Part B — Explain Self-Attention to a Senior Engineer (5 minutes max)
Write a technical explanation suitable for a senior SWE who knows linear algebra and ML basics but has not studied transformers. Cover:
- The Q/K/V projection matrices and what they represent conceptually.
- The scaled dot-product formula and why we scale by sqrt(d_k).
- Why attention is O(n²) and what that means for practical context limits.
- How causal masking works for decoder models.
- One specific failure mode or limitation of standard self-attention (your choice — e.g., fixed context length, sensitivity to token order via position encoding, quadratic memory).
Part C — Self-evaluation
After writing both explanations, answer:
- Which explanation was harder to write? Why?
- What is the core insight that both explanations must convey, regardless of audience?

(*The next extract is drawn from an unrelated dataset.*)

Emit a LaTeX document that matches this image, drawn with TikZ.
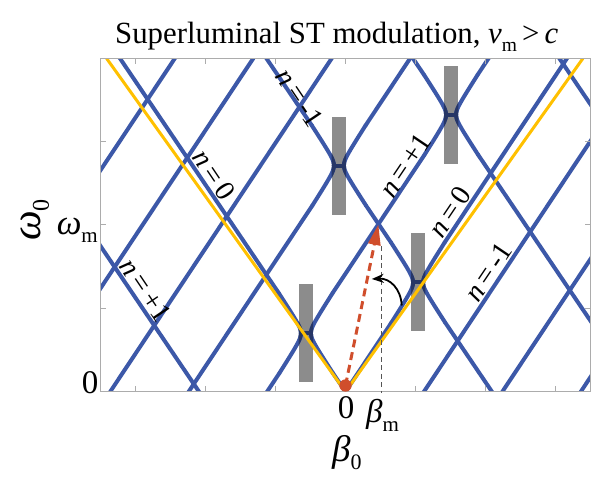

- If the interviewer asks “What is multi-head attention and why do we need it?” — write your 60-second answer here.
Why this exercise matters
The ability to explain self-attention at multiple levels is a reliable signal in interviews. A candidate who can only recite the formula likely memorized it. A candidate who can explain it to a 5-year-old and then derive the O(n²) complexity on the spot has understood it.
This exercise also builds the metacognitive skill of knowing when you truly understand something vs. when you have pattern-matched on the words.
Completion Checklist
Mark each exercise complete when you can do the following without referring to notes:
- Exercise 1: State the token count range for English prose, code, and Japanese text without running the script.
- Exercise 2: Draw the transformer block from memory with all residual connections and layer norms in the right places.
- Exercise 3: Given any chatbot scenario, justify your architecture choice in under 2 minutes.
- Exercise 4: Explain in one sentence what temperature controls and give a concrete example of when to use 0 vs 1.0.
- Exercise 5: Deliver the 5-year-old explanation without hesitation, then give the O(n²) derivation on the spot.
When all five are checked, you are ready for the 01-prompting-fundamentals module.